While some studies report classrooms with successful technology integration (Salyer, 2015), others report missed opportunities for developing and supporting 21st-century literacy skills (McDermott & Gormley, 2016; Paciga, 2019). Some research even suggests that, when accounting for digital literacies, the reading achievement gap is larger than expected. Leu et al. (2015) reported that economically advantaged seventh-graders outperformed their economically disadvantaged peers on an online research assessment, but all performed at low levels, especially when evaluating and communicating information on the Internet (Leu et al., 2015). Internationally, this problem has been noted as well.

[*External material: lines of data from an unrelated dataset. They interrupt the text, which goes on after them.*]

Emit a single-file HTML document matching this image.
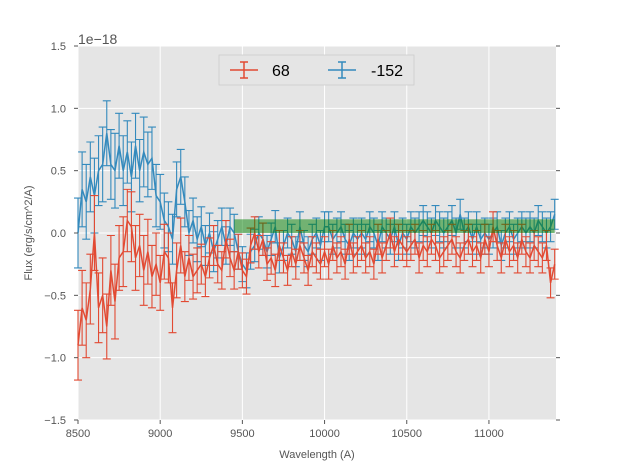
<!DOCTYPE html>
<html><head><meta charset="utf-8"><style>
body{margin:0;background:#fff;}
svg text{font-family:"Liberation Sans","DejaVu Sans",sans-serif;}
</style></head><body>
<svg id="chart" width="617" height="467" xmlns="http://www.w3.org/2000/svg">
<rect x="78" y="46" width="478" height="374" fill="#e5e5e5"/>
<g id="grid"></g>
<g id="series"></g>
<rect id="band" fill="#008000" opacity="0.5"/>
<g id="axes"></g>
<text x="78" y="44" font-size="14" fill="#555">1e−18</text>
<text x="317" y="458" font-size="11" fill="#555" text-anchor="middle">Wavelength (A)</text>
<text x="0" y="0" font-size="11" fill="#555" text-anchor="middle" transform="translate(32,233) rotate(-90)">Flux (erg/s/cm^2/A)</text>
<g>
<rect x="219" y="55" width="195" height="30" fill="#e5e5e5" stroke="#ccc" stroke-width="0.8"/>
<g stroke="#E24A33" stroke-width="1.5">
<line x1="230" y1="70" x2="258" y2="70"/><line x1="244" y1="62" x2="244" y2="78"/><line x1="240" y1="62" x2="248" y2="62"/><line x1="240" y1="78" x2="248" y2="78"/></g>
<text x="272" y="76" font-size="16" fill="#000">68</text>
<g stroke="#348ABD" stroke-width="1.5">
<line x1="328" y1="70" x2="356" y2="70"/><line x1="342" y1="62" x2="342" y2="78"/><line x1="338" y1="62" x2="346" y2="62"/><line x1="338" y1="78" x2="346" y2="78"/></g>
<text x="371" y="76" font-size="16" fill="#000">-152</text>
</g>
</svg>
<script>
const wlStart = 8500, wlStep = 25;
const xTicks = [8500, 9000, 9500, 10000, 10500, 11000];
const yTicks = [-1.5, -1.0, -0.5, 0.0, 0.5, 1.0, 1.5];
const yTickLabels = ["−1.5","−1.0","−0.5","0.0","0.5","1.0","1.5"];
const bandRange = [9450, 11400, 0.0, 0.11];
const blueFlux = [0.0,0.35,0.25,0.45,0.3,0.5,0.55,0.8,0.55,0.5,
0.7,0.5,0.65,0.45,0.7,0.5,0.65,0.55,0.6,0.3,
0.25,0.1,0.05,-0.05,0.35,0.45,0.25,0.0,0.1,-0.05,
0.05,-0.1,0.0,-0.15,-0.05,0.05,-0.1,0.05,0.0,-0.15,
-0.25,-0.3,-0.15,-0.1,0.0,-0.05,-0.15,-0.05,0.05,-0.2,
-0.1,0.0,-0.05,-0.15,0.05,-0.1,-0.15,-0.05,0.0,-0.1,
0.05,0.05,-0.05,0.0,0.05,-0.05,-0.1,0.0,-0.05,0.0,
-0.05,0.05,0.0,-0.1,0.05,0.0,-0.05,0.05,-0.1,0.0,
-0.05,0.05,0.0,0.05,0.1,0.05,0.0,0.1,0.05,0.0,
0.05,0.1,0.0,0.15,0.0,0.05,-0.05,0.05,-0.05,0.0,
-0.05,0.0,0.05,-0.1,0.0,0.05,-0.05,0.0,0.05,0.0,
0.05,0.0,0.1,0.05,0.0,0.05,0.15];
const blueErr = [0.28,0.3,0.3,0.28,0.3,0.28,0.3,0.26,0.28,0.3,
0.26,0.28,0.25,0.28,0.26,0.25,0.28,0.26,0.25,0.25,
0.22,0.22,0.2,0.2,0.22,0.22,0.2,0.18,0.18,0.18,
0.16,0.16,0.16,0.16,0.15,0.15,0.15,0.15,0.15,0.14,
0.14,0.14,0.14,0.13,0.13,0.13,0.13,0.13,0.13,0.12,
0.12,0.12,0.12,0.12,0.12,0.12,0.12,0.12,0.12,0.12,
0.12,0.12,0.12,0.12,0.12,0.12,0.12,0.12,0.12,0.12,
0.12,0.12,0.12,0.12,0.12,0.12,0.12,0.12,0.12,0.12,
0.12,0.12,0.12,0.12,0.12,0.12,0.12,0.12,0.12,0.12,
0.12,0.12,0.12,0.12,0.12,0.12,0.12,0.12,0.12,0.12,
0.12,0.12,0.12,0.12,0.12,0.12,0.12,0.12,0.12,0.12,
0.12,0.12,0.12,0.12,0.12,0.12,0.12];
const redFlux = [-0.9,-0.6,-0.7,-0.45,0.0,-0.6,-0.5,-0.75,-0.3,-0.55,
-0.2,-0.15,0.1,0.05,-0.2,-0.1,-0.3,-0.15,-0.35,-0.25,
-0.4,-0.15,-0.2,-0.6,-0.3,-0.1,-0.35,-0.2,-0.35,-0.3,
-0.25,-0.35,-0.2,-0.1,-0.25,-0.3,-0.05,-0.2,-0.3,-0.15,
-0.3,-0.35,-0.1,0.0,-0.15,-0.05,-0.25,-0.2,-0.3,-0.1,
-0.2,-0.3,-0.15,-0.25,-0.1,-0.2,-0.3,-0.15,-0.2,-0.25,
-0.15,-0.25,-0.1,-0.2,-0.15,-0.25,-0.05,-0.2,-0.15,-0.1,
-0.2,-0.15,-0.25,-0.05,-0.2,-0.1,0.0,-0.15,-0.05,-0.1,
-0.15,-0.1,-0.05,-0.2,-0.1,-0.15,-0.05,-0.1,-0.2,-0.15,
-0.1,-0.05,-0.15,-0.2,-0.1,-0.05,-0.15,-0.1,-0.2,-0.05,
-0.15,0.05,-0.1,-0.2,-0.05,-0.15,-0.1,-0.2,-0.05,-0.15,
-0.2,-0.1,-0.15,-0.2,-0.1,-0.4,-0.25];
const redErr = [0.28,0.3,0.3,0.28,0.3,0.28,0.3,0.26,0.28,0.3,
0.26,0.28,0.25,0.28,0.26,0.25,0.28,0.26,0.25,0.25,
0.22,0.22,0.2,0.2,0.22,0.22,0.2,0.18,0.18,0.18,
0.16,0.16,0.16,0.16,0.15,0.15,0.15,0.15,0.15,0.14,
0.14,0.14,0.14,0.13,0.13,0.13,0.13,0.13,0.13,0.12,
0.12,0.12,0.12,0.12,0.12,0.12,0.12,0.12,0.12,0.12,
0.12,0.12,0.12,0.12,0.12,0.12,0.12,0.12,0.12,0.12,
0.12,0.12,0.12,0.12,0.12,0.12,0.12,0.12,0.12,0.12,
0.12,0.12,0.12,0.12,0.12,0.12,0.12,0.12,0.12,0.12,
0.12,0.12,0.12,0.12,0.12,0.12,0.12,0.12,0.12,0.12,
0.12,0.12,0.12,0.12,0.12,0.12,0.12,0.12,0.12,0.12,
0.12,0.12,0.12,0.12,0.12,0.12,0.12];

const NS = "http://www.w3.org/2000/svg";
const X0 = 78, X1 = 556, Y0 = 46, Y1 = 420;
const xMin = 8500, xMax = 11408, yMin = -1.5, yMax = 1.5;
const xs = v => X0 + (v - xMin) / (xMax - xMin) * (X1 - X0);
const ys = v => Y1 - (v - yMin) / (yMax - yMin) * (Y1 - Y0);
function mk(tag, attrs, parent) {
  const e = document.createElementNS(NS, tag);
  for (const k in attrs) e.setAttribute(k, attrs[k]);
  parent.appendChild(e);
  return e;
}
const grid = document.getElementById('grid');
const axes = document.getElementById('axes');
xTicks.forEach(t => {
  const g = mk('line', {x1: xs(t), x2: xs(t), y1: Y0, y2: Y1, stroke: '#fff', 'stroke-width': 1}, grid);
  
  
  const tk = mk('line', {x1: xs(t), x2: xs(t), y1: Y1, y2: Y1 + 4, stroke: '#555'}, axes);
  
  
  const lb = mk('text', {x: xs(t), y: Y1 + 17, 'font-size': 11, fill: '#555', 'text-anchor': 'middle'}, axes);
  lb.textContent = t;
  
  
});
yTicks.forEach((t, i) => {
  const g = mk('line', {x1: X0, x2: X1, y1: ys(t), y2: ys(t), stroke: '#fff', 'stroke-width': 1}, grid);
  
  
  const tk = mk('line', {x1: X0 - 4, x2: X0, y1: ys(t), y2: ys(t), stroke: '#555'}, axes);
  
  
  const tk2 = mk('line', {x1: X1, x2: X1 + 4, y1: ys(t), y2: ys(t), stroke: '#555'}, axes);
  
  
  const lb = mk('text', {x: X0 - 12, y: ys(t) + 4, 'font-size': 11, fill: '#555', 'text-anchor': 'end'}, axes);
  lb.textContent = yTickLabels[i];
  
  
});
const series = document.getElementById('series');
function drawSeries(flux, err, color, name) {
  const g = mk('g', {stroke: color, 'stroke-width': 1.3, fill: 'none'}, series);
  
  
  let d = '';
  flux.forEach((v, i) => {
    const x = xs(wlStart + i * wlStep);
    if (x > X1 + 0.5) return;
    const yt = ys(v + err[i]), yb = ys(v - err[i]);
    const eb = mk('path', {d: `M${x},${yt}V${yb}M${x-4},${yt}H${x+4}M${x-4},${yb}H${x+4}`, 'stroke-width': 1.1}, g);
    
    
    d += (d ? 'L' : 'M') + x + ',' + ys(v);
  });
  const ln = mk('path', {d: d, 'stroke-width': 1.5}, g);
  
  
}
drawSeries(blueFlux, blueErr, '#348ABD', 'series-152');
drawSeries(redFlux, redErr, '#E24A33', 'series-68');
const band = document.getElementById('band');
band.setAttribute('x', xs(bandRange[0]));
band.setAttribute('width', Math.min(xs(bandRange[1]), X1) - xs(bandRange[0]));
band.setAttribute('y', ys(bandRange[3]));
band.setAttribute('height', ys(bandRange[2]) - ys(bandRange[3]));
</script>
</body></html>
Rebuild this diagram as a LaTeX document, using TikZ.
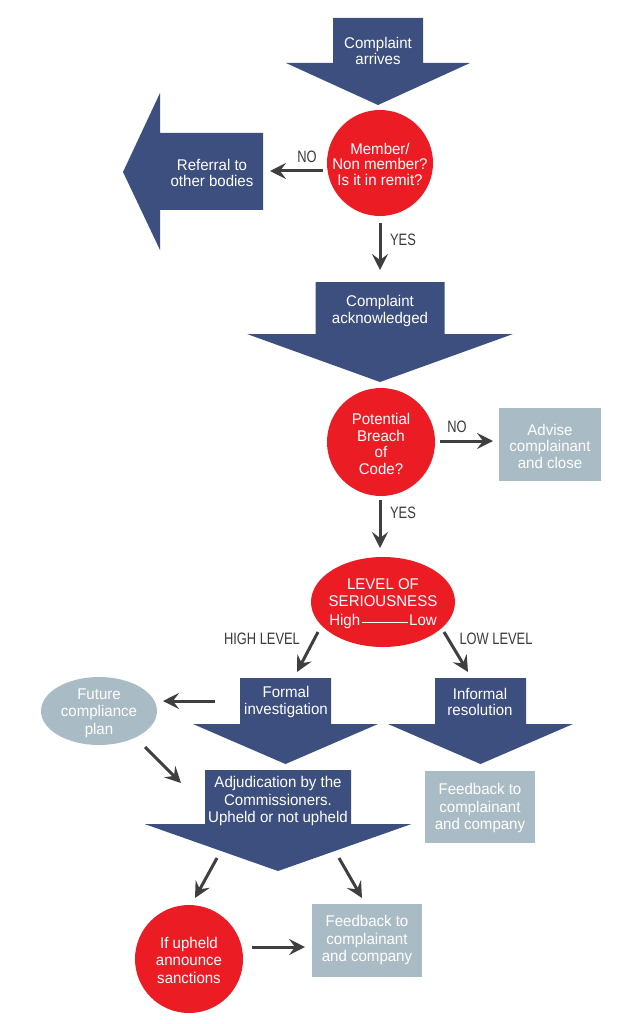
\documentclass[tikz,border=0pt]{standalone}
\usepackage{fontspec}
\setmainfont{Liberation Sans}[FakeStretch=0.97]
\newfontfamily\lblfont{Liberation Sans}[FakeStretch=0.78]
\usetikzlibrary{arrows.meta,shapes.geometric}
\definecolor{navy}{HTML}{3C4F7E}
\definecolor{cred}{HTML}{EC1C24}
\definecolor{pale}{HTML}{A9BCC6}
\definecolor{conngray}{HTML}{3F3F3F}
\definecolor{lblgray}{HTML}{3A3A3A}
% cx, shaft half width, top, shaft bottom, wing half width, tip
\newcommand\dnarrow[6]{\fill[navy] (#1-#2,#3) -- (#1+#2,#3) -- (#1+#2,#4) -- (#1+#5,#4) -- (#1,#6) -- (#1-#5,#4) -- (#1-#2,#4) -- cycle;}
\tikzset{
  txt/.style={text=white, font=\fontsize{15.5}{16.5}\selectfont, align=center, inner sep=0pt},
  txtw/.style={txt, font=\fontsize{15.5}{17.5}\selectfont},
  lbl/.style={text=lblgray, font=\lblfont\fontsize{16.5}{16.5}\selectfont, inner sep=0pt},
  redc/.style={circle, fill=cred, inner sep=0pt},
  palebox/.style={rectangle, fill=pale, inner sep=0pt},
  conn/.style={draw=conngray, line width=3pt, -{Stealth[length=16pt,width=16pt,inset=6pt]}}
}
\begin{document}
\begin{tikzpicture}[x=1pt,y=-1pt]
\fill[white] (0,0) rectangle (641,1024);
\useasboundingbox (0,0) rectangle (641,1024);

% --- Complaint arrives
\dnarrow{378}{45}{18}{63}{92}{105}
\node[txt] (arrives) at (378,51) {Complaint\\arrives};

% --- Referral to other bodies (left arrow)
\fill[navy] (263,133) -- (263,210) -- (160,210) -- (160,250) -- (123,172) -- (160,93) -- (160,133) -- cycle;
\node[txt] (referral) at (212,173) {Referral to\\other bodies};

% --- Member circle
\node[redc, minimum size=106pt] (remit) at (380,163) {};
\node[txt, font=\fontsize{15.5}{15.5}\selectfont] (remitt) at (380,164) {Member/\\Non member?\\Is it in remit?};

\coordinate (no1s) at (323,171); \coordinate (no1e) at (270,171);
\draw[conn] (no1s) -- (no1e);
\node[lbl] (no1) at (307,157) {NO};

\coordinate (yes1s) at (380,223); \coordinate (yes1e) at (380,270);
\draw[conn] (yes1s) -- (yes1e);
\node[lbl] (yes1) at (403,240) {YES};

% --- Complaint acknowledged
\dnarrow{380}{64.5}{282}{334}{133}{382}
\node[txt] (ack) at (380,311) {Complaint\\acknowledged};

% --- Potential breach circle
\node[redc, minimum size=108pt] (breach) at (381,442) {};
\node[txt] (breacht) at (381,444) {Potential\\Breach\\of\\Code?};

\coordinate (no2s) at (440,441); \coordinate (no2e) at (493,441);
\draw[conn] (no2s) -- (no2e);
\node[lbl] (no2) at (457,427) {NO};

\node[palebox, minimum width=102pt, minimum height=73pt] (advise) at (550,444.5) {};
\node[txt] (adviset) at (550,446) {Advise\\complainant\\and close};

\coordinate (yes2s) at (380,500); \coordinate (yes2e) at (380,548);
\draw[conn] (yes2s) -- (yes2e);
\node[lbl] (yes2) at (403,513) {YES};

% --- Level of seriousness
\node[ellipse, fill=cred, minimum width=144pt, minimum height=90pt, inner sep=0pt] (level) at (383,602) {};
\node[txt] (levelt) at (383,604) {LEVEL OF\\SERIOUSNESS\\[3pt]High\kern1.5pt\rule[3pt]{46pt}{0.9pt}\kern1.5pt Low};

\coordinate (hls) at (318,632); \coordinate (hle) at (297,672);
\draw[conn] (hls) -- (hle);
\node[lbl] (hl) at (262,639) {HIGH LEVEL};

\coordinate (lls) at (444,632); \coordinate (lle) at (468,672);
\draw[conn] (lls) -- (lle);
\node[lbl] (ll) at (496,639) {LOW LEVEL};

% --- Formal / Informal
\dnarrow{285.5}{45.5}{678}{724}{92.5}{764}
\node[txt] (formal) at (286,702) {Formal\\investigation};
\dnarrow{480.5}{45.5}{678}{724}{92.5}{764}
\node[txt] (informal) at (480,702) {Informal\\resolution};

% --- Future compliance plan
\node[ellipse, fill=pale, minimum width=116pt, minimum height=68pt, inner sep=0pt] (future) at (99,711) {};
\node[txtw] (futuret) at (99,713) {Future\\compliance\\plan};

\coordinate (fcs) at (215,701); \coordinate (fce) at (163,701);
\draw[conn] (fcs) -- (fce);
\coordinate (fas) at (145,747); \coordinate (fae) at (181,783);
\draw[conn] (fas) -- (fae);

% --- Adjudication
\dnarrow{278}{73}{770}{824}{133.5}{871}
\node[txtw] (adj) at (278,801) {Adjudication by the\\Commissioners.\\Upheld or not upheld};

\node[palebox, minimum width=110pt, minimum height=72pt] (fb1) at (480,807) {};
\node[txtw] (fb1t) at (480,808) {Feedback to\\complainant\\and company};

\coordinate (a1s) at (217,858); \coordinate (a1e) at (195,898);
\draw[conn] (a1s) -- (a1e);
\coordinate (a2s) at (339,858); \coordinate (a2e) at (362,898);
\draw[conn] (a2s) -- (a2e);

% --- Sanctions
\node[redc, minimum size=108pt] (sanct) at (189,959) {};
\node[txtw] (sanctt) at (189,960) {If upheld\\announce\\sanctions};

\coordinate (s1s) at (252,947); \coordinate (s1e) at (305,947);
\draw[conn] (s1s) -- (s1e);

\node[palebox, minimum width=110pt, minimum height=73pt] (fb2) at (367,940.5) {};
\node[txtw] (fb2t) at (367,940) {Feedback to\\complainant\\and company};
\end{tikzpicture}
\end{document}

In 2015, student performance on the Programme for International Student Assessment (PISA) indicated that only 8% of fifteen-year-olds internationally performed as skilled online readers, while 18% performed at low levels demonstrating basic ability to locate simple information in short digital texts when provided with explicit instructions for doing so (OECD, 2015). This performance gap exists even as 72% of students indicate using digital devices at school, with students spending an average of 25 minutes a day using the Internet at school (OECD, 2015).

Despite this gap in classroom instruction and student performance in 21st-century literacy skills, teachers perceive instruction in these skills to be important (Hutchison & Reinking, 2011; Van Allen & Zygouris-Coe, 2019). A survey of literacy teachers conducted by Hutchison and Reinking (2011) found that these participants rated the importance of integrating technological tools into their instruction higher than their reported use of these same tools. In addition, when asked to define technology integration, participants’ responses indicated “they see integration more often as enhancing conventional instructional goals or using technology for its own sake as opposed to adopting new instructional goals involving new activities” (Hutchison & Reinking, 2011, p. 323). The quote from a practicing teacher at the beginning of this manuscript starts to examine some of the possible causes of this complex problem, ranging from teachers’ perceptions of their students’ skills to teachers’ own lack of knowledge and limited experiences with technology. For these reasons and many more, it is clear that teachers need more support integrating instruction in online research and comprehension skills within existing classroom structures and instructional contexts in order to develop and support students’ digital literacy skills.

Key Terms in this Chapter

Technology Integration: The use of technology to enhance and support the educational environment, teacher instruction, and student learning.

Think Alouds: A teaching and learning strategy in which either the teacher or student verbalizes their internal thought processes out loud as they engage in an activity, such as reading.

Internet Reciprocal Teaching: An instructional approach designed for teaching online research and comprehension skills, which was modified from the reciprocal teaching model.

Online Research and Comprehension Skills: Skills required for conducting online research and understanding multimodal online texts, which include identifying a problem or question, locating, analyzing, evaluating, and synthesizing information, and effectively communicating findings to others.

Technological Knowledge: Teacher knowledge of, and ability to use, various technologies, technological tools, and associated resources effectively in their instruction.

Lowercase New Literacies Theory: Ideas, beliefs, and understandings about aspects of specific areas of Uppercase New Literacies theory, such as online research and comprehension skills, multimodality, etc.

Content Knowledge: Teacher knowledge of their discipline or subject matter, including facts, concepts, theories, and principles.

Uppercase New Literacies Theory: The overarching ideas, beliefs, and understandings about how the Internet is changing our understanding of literacy and literacy teaching and learning.

Guided Reading: A supportive instructional context in which a teacher monitors and directs a group of students to engage in strategic actions when they approach a text.

Educative Curriculum Materials: Curriculum materials designed with embedded and pop out features that support teacher learning.

Pedagogical Knowledge: Teacher knowledge of effective teaching and learning environments for students, such as instructional approaches and techniques.

Digital Literacy: The ability to use information and communication technologies to locate, evaluate, create, and communicate information.